Dr. Inabel Burns Lindsay, 83, a founder and the first dean of the Howard University Graduate School of Social Work and a widely recognized authority in her field, died Sept. 10 at the Washington Home. She had diabetes.

Dr. Lindsay was appointed dean of the School of Social Work in 1940. By the time she retired in 1967, the school had grown to 210 full-time graduate students and was one of the 15 largest in the country.

In 1958, she traveled to Scandinavia for the State Department to survey social welfare prorgrams for the aged and for dependent children. In 1960, she helped found Jamaica's School of Social Work and developed staff training for the Virgin Islands' social welfare department. From 1968 to 1970, she was a member of the executive women's corps of the Department of Health, Education and Welfare.

She was a delegate to the 1966 White House Conference on Civil Rights and served on the D.C. Public Welfare Advisory Board. She was a consultant to the House and Senate committees on aging. She served on the board of the National Urban League and was secretary of the board of the National Council on Aging. She was chairman of the D.C. chapter of the American Association of Social Workers.

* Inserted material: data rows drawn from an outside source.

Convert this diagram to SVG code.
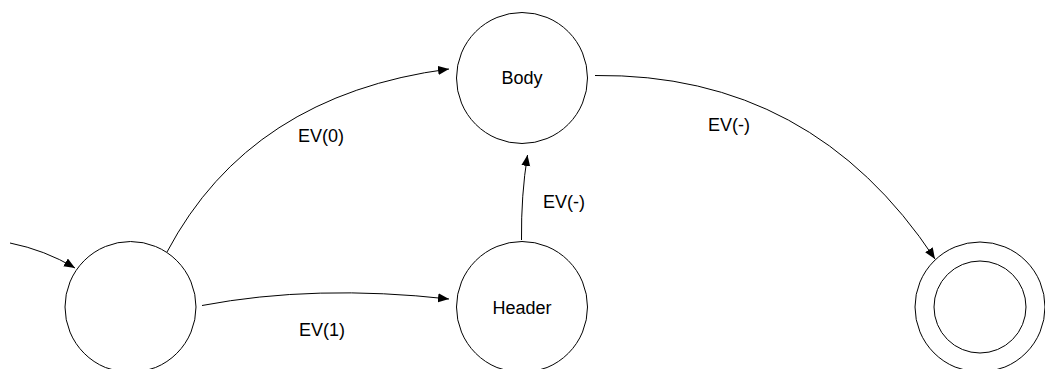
<svg xmlns="http://www.w3.org/2000/svg" width="1045" height="369" viewBox="0 0 1045 369">
<style>
.st{fill:#fff;stroke:#000;stroke-width:1}
.ed{fill:none;stroke:#000;stroke-width:1;marker-end:url(#ah)}
text{font-family:"Liberation Sans",Arial,sans-serif;font-size:18px;fill:#000}
.c{text-anchor:middle}
</style>
<defs>
<marker id="ah" markerUnits="userSpaceOnUse" markerWidth="12" markerHeight="10" refX="11" refY="4.5" orient="auto">
<path d="M0,0 L11,4.5 L0,9 z" fill="#000"/>
</marker>
</defs>
<rect width="1045" height="369" fill="#fff"/>
<g id="connectors">
<path class="ed" d="M10,243 Q45,250 75,268"/>
<path class="ed" d="M167,252 Q250,95 449,69"/>
<path class="ed" d="M202,305.5 Q315,284 449,299"/>
<path class="ed" d="M521.5,240 Q521,195 527.5,155"/>
<path class="ed" d="M595,75.5 Q812,73 935,259"/>
</g>
<g id="labels">
<text x="298" y="142">EV(0)</text>
<text x="299" y="336">EV(1)</text>
<text x="543" y="208">EV(-)</text>
<text x="708" y="131">EV(-)</text>
</g>
<g id="start">
<circle class="st" cx="130.5" cy="307" r="65.5"/>
</g>
<g id="body">
<circle class="st" cx="522" cy="78" r="65.5"/>
<text class="c" x="522" y="84">Body</text>
</g>
<g id="header">
<circle class="st" cx="522" cy="307" r="65.5"/>
<text class="c" x="522" y="314">Header</text>
</g>
<g id="final">
<circle class="st" cx="980" cy="307" r="65"/>
<circle class="st" cx="980" cy="307" r="46"/>
</g>
</svg>
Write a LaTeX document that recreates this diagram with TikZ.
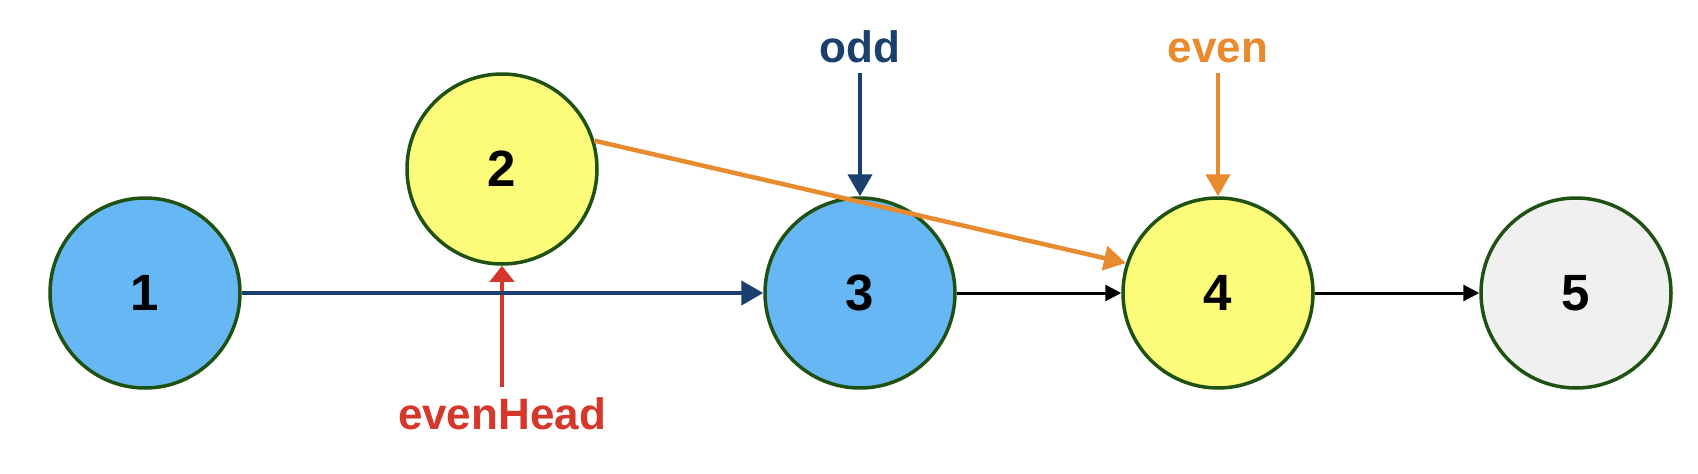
\documentclass[tikz,border=0pt]{standalone}
\usepackage{fontspec}
\setmainfont{Liberation Sans}
\usetikzlibrary{arrows.meta}
\definecolor{cblue}{HTML}{67B7F5}
\definecolor{cyellow}{HTML}{FDFB7A}
\definecolor{cgray}{HTML}{F0F0F0}
\definecolor{cborder}{HTML}{1F5212}
\definecolor{cnavy}{HTML}{1B3F6E}
\definecolor{corange}{HTML}{E88A2E}
\definecolor{cred}{HTML}{D6372B}
\tikzset{
  listnode/.style={circle, draw=cborder, line width=3.5pt, minimum size=190pt, inner sep=0pt,
    font=\fontsize{51}{54}\selectfont\bfseries},
  lbl/.style={anchor=base, inner sep=10pt, font=\fontsize{44}{48}\selectfont\bfseries},
  navyarrow/.style={draw=cnavy, line width=4.5pt, -{Triangle[length=22pt,width=24pt]}},
  orangearrow/.style={draw=corange, line width=4.5pt, -{Triangle[length=22pt,width=24pt]}},
  redarrow/.style={draw=cred, line width=4pt, -{Triangle[length=16pt,width=24pt]}},
  blackarrow/.style={draw=black, line width=3pt, -{Triangle[length=16pt,width=16pt]}},
}
\begin{document}
\begin{tikzpicture}[x=1pt,y=-1pt]
\useasboundingbox (0,0) rectangle (1698,474);
\node[listnode, fill=cblue] (n1) at (145,293) {1};
\node[listnode, fill=cyellow] (n2) at (502,169) {2};
\node[listnode, fill=cblue] (n3) at (860,293) {3};
\node[listnode, fill=cyellow] (n4) at (1218,293) {4};
\node[listnode, fill=cgray] (n5) at (1576,293) {5};
\node[lbl, text=cnavy] (odd) at (860,62) {odd};
\node[lbl, text=corange] (even) at (1218,62) {even};
\node[lbl, text=cred] (eh) at (502,429) {evenHead};
\draw[redarrow] (eh.north) -- (n2.south);
\draw[navyarrow] (n1.east) -- (n3.west);
\draw[blackarrow] (n3.east) -- (n4.west);
\draw[blackarrow] (n4.east) -- (n5.west);
\draw[navyarrow] (odd.south) -- (n3.north);
\draw[orangearrow] (even.south) -- (n4.north);
\draw[orangearrow] (n2.17) -- (n4.162);
\end{tikzpicture}
\end{document}
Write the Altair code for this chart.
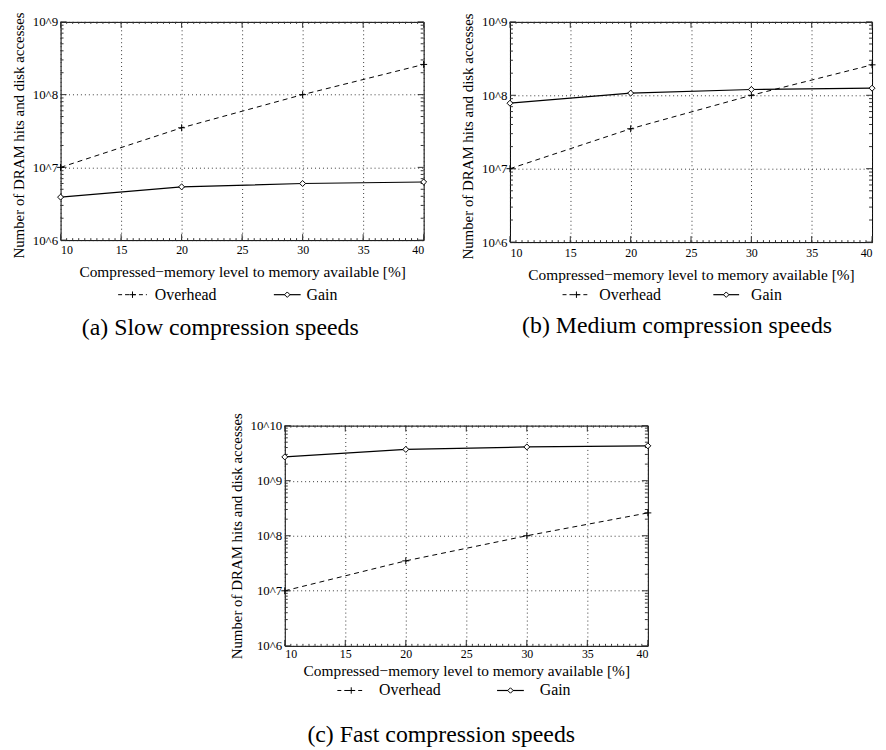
import altair as alt
import pandas as pd

# ---------------- data ----------------
PCT = [10, 20, 30, 40]
OVERHEAD = [1.0e7, 3.5e7, 1.0e8, 2.6e8]
GAIN_SLOW = [3.9e6, 5.4e6, 6.0e6, 6.3e6]
GAIN_MEDIUM = [7.8e7, 1.07e8, 1.2e8, 1.25e8]
GAIN_FAST = [2.7e9, 3.7e9, 4.1e9, 4.3e9]

X_TICKS = [10, 15, 20, 25, 30, 35, 40]
X_MINOR_STEP = 0.5
LOG_MULT = [1, 2, 3, 4, 5, 6, 7, 8, 9]

X_TITLE = "Compressed\u2212memory level to memory available [%]"
Y_TITLE = "Number of DRAM hits and disk accesses"
SERIES = ["Overhead", "Gain"]
CAPTIONS = ["(a) Slow compression speeds", "(b) Medium compression speeds",
            "(c) Fast compression speeds"]

FONT = "Liberation Serif"
PLUS = "M-1,0L1,0M0,-1L0,1"


def panel(gain, top_exp, caption, w, h, leg, xt_pad, xl_pad, ytitle_dy,
          cap_offset, cap_dx):
    df = pd.DataFrame({"pct": PCT, "overhead": OVERHEAD, "gain": gain})
    decades = list(range(6, top_exp + 1))
    ymaj = [10.0 ** d for d in decades]
    yminor = [m * 10.0 ** d for d in decades[:-1] for m in LOG_MULT[1:]]
    xminor = [10 + X_MINOR_STEP * i for i in range(int(30 / X_MINOR_STEP) + 1)]

    xscale = alt.Scale(domain=[10, 40], nice=False, zero=False)
    yscale = alt.Scale(type="log", domain=[1e6, 10.0 ** top_exp], nice=False)

    xaxis = alt.Axis(values=X_TICKS, title=X_TITLE, grid=True, ticks=False,
                     domain=False, labelPadding=xl_pad, titlePadding=xt_pad,
                     format="d")
    yaxis = alt.Axis(values=ymaj, title=Y_TITLE, grid=True, ticks=False,
                     domain=False, labelPadding=3, titlePadding=6,
                     titleY=h / 2 + ytitle_dy,
                     labelExpr="'10^' + round(log(datum.value)/LN10)")

    base = alt.Chart(df)
    over_line = base.mark_line(color="black", strokeWidth=1, strokeDash=[5, 4]).encode(
        x=alt.X("pct:Q", scale=xscale, axis=xaxis),
        y=alt.Y("overhead:Q", scale=yscale, axis=yaxis))
    over_pts = base.mark_point(shape=PLUS, size=49, color="black", strokeWidth=1,
                               filled=False, opacity=1).encode(
        x=alt.X("pct:Q", scale=xscale), y=alt.Y("overhead:Q", scale=yscale))
    gain_line = base.mark_line(color="black", strokeWidth=1.2).encode(
        x=alt.X("pct:Q", scale=xscale), y=alt.Y("gain:Q", scale=yscale))
    gain_pts = base.mark_point(shape="diamond", size=36, fill="white", stroke="black",
                               strokeWidth=1, filled=True, opacity=1).encode(
        x=alt.X("pct:Q", scale=xscale), y=alt.Y("gain:Q", scale=yscale))

    # inward frame ticks
    ymin_df = pd.DataFrame({"v": yminor})
    ymaj_df = pd.DataFrame({"v": ymaj})
    xmin_df = pd.DataFrame({"v": xminor})
    xmaj_df = pd.DataFrame({"v": X_TICKS})
    tk = dict(color="#333", strokeWidth=1)
    ticks = []
    for d, ln in ((ymin_df, 3), (ymaj_df, 6)):
        ticks.append(alt.Chart(d).mark_rule(**tk).encode(
            y=alt.Y("v:Q", scale=yscale), x=alt.value(0), x2=alt.value(ln)))
        ticks.append(alt.Chart(d).mark_rule(**tk).encode(
            y=alt.Y("v:Q", scale=yscale), x=alt.value(w - ln), x2=alt.value(w)))
    for d, ln in ((xmin_df, 2), (xmaj_df, 6)):
        ticks.append(alt.Chart(d).mark_rule(**tk).encode(
            x=alt.X("v:Q", scale=xscale), y=alt.value(0), y2=alt.value(ln)))
        ticks.append(alt.Chart(d).mark_rule(**tk).encode(
            x=alt.X("v:Q", scale=xscale), y=alt.value(h - ln), y2=alt.value(h)))

    # manual legend
    one = alt.Chart(pd.DataFrame({"k": [0]}))
    ly, x0, x1, tx0, g0, g1, tx1 = leg
    legend = [
        one.mark_rule(color="black", strokeWidth=1, strokeDash=[4, 3]).encode(
            x=alt.value(x0), x2=alt.value(x1), y=alt.value(ly)),
        one.mark_point(shape=PLUS, size=42, color="black", strokeWidth=1,
                       filled=False, opacity=1).encode(
            x=alt.value((x0 + x1) / 2), y=alt.value(ly)),
        one.mark_text(align="left", baseline="middle", font=FONT, fontSize=16,
                      color="black").encode(
            x=alt.value(tx0), y=alt.value(ly), text=alt.value(SERIES[0])),
        one.mark_rule(color="black", strokeWidth=1.2).encode(
            x=alt.value(g0), x2=alt.value(g1), y=alt.value(ly)),
        one.mark_point(shape="diamond", size=30, fill="white", stroke="black",
                       strokeWidth=1, filled=True, opacity=1).encode(
            x=alt.value((g0 + g1) / 2), y=alt.value(ly)),
        one.mark_text(align="left", baseline="middle", font=FONT, fontSize=16,
                      color="black").encode(
            x=alt.value(tx1), y=alt.value(ly), text=alt.value(SERIES[1])),
    ]

    return alt.layer(over_line, gain_line, *ticks, over_pts, gain_pts, *legend).properties(
        width=w, height=h,
        title=alt.Title(caption, orient="bottom", anchor="middle", frame="bounds",
                        font=FONT, fontSize=24, fontWeight="normal", color="black",
                        offset=cap_offset, dx=cap_dx))


pa = panel(GAIN_SLOW, 9, CAPTIONS[0], 366, 220,
           (275, 58, 87, 95, 215, 242, 248), 10, 4, 4, 14, 0)
pb = panel(GAIN_MEDIUM, 9, CAPTIONS[1], 365, 222,
           (275, 53, 81, 90, 205, 231, 243), 9, 6, 4, 12, 8)
pc = panel(GAIN_FAST, 10, CAPTIONS[2], 366, 222,
           (267, 53, 81, 95, 214, 241, 257), 4, 3, 0, 25, 0)

chart = alt.vconcat(
    alt.hconcat(pa, pb, spacing=30),
    pc, spacing=71, center=True
).properties(
    padding={"left": 2, "top": 0, "right": 0, "bottom": 0}
).configure_view(
    stroke="black", strokeWidth=1
).configure_axis(
    labelFont=FONT, titleFont=FONT, labelFontSize=13, titleFontSize=15,
    titleFontWeight="normal", labelColor="black", titleColor="black",
    gridColor="#222", gridDash=[1, 3], gridWidth=1, gridOpacity=0.9
).configure_axisX(
    titleFontSize=15.5, labelFontSize=12
)

chart.save("out.html", embed_options={"renderer": "svg", "actions": False})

Dr. Lindsay, who lived in Washington, was a native of St. Joseph, Mo. She missed the first three years of elementary school because of eye trouble. After the affliction was controlled, she entered the fourth grade and was able to finish high school ahead of time. In 1920, at the age of 19, she graduated from Howard with honors.

She then received a scholarship from the Urban League to study for a year at the New York School of Social Work, now part of Columbia University. She earned a master's degree at the University of Chicago and a doctorate at the University of Pittsburgh.

From the late 1920s through the mid-1930s, Dr. Lindsay taught in Kansas City, Mo., and helped build Missouri public welfare agencies and instruct their staffs. She joined the Howard faculty in 1938 as an associate professor of sociology.

She received the distinguished alumnus award from Howard in 1961 and the University of Pittsburgh in 1971. She received an honorary doctorate in humane letters from Howard in 1982.

She was a member of St. Augustine's Episcopal Church in Washington.

Survivors include her husband of 58 years, Arnett G. Lindsay of Washington.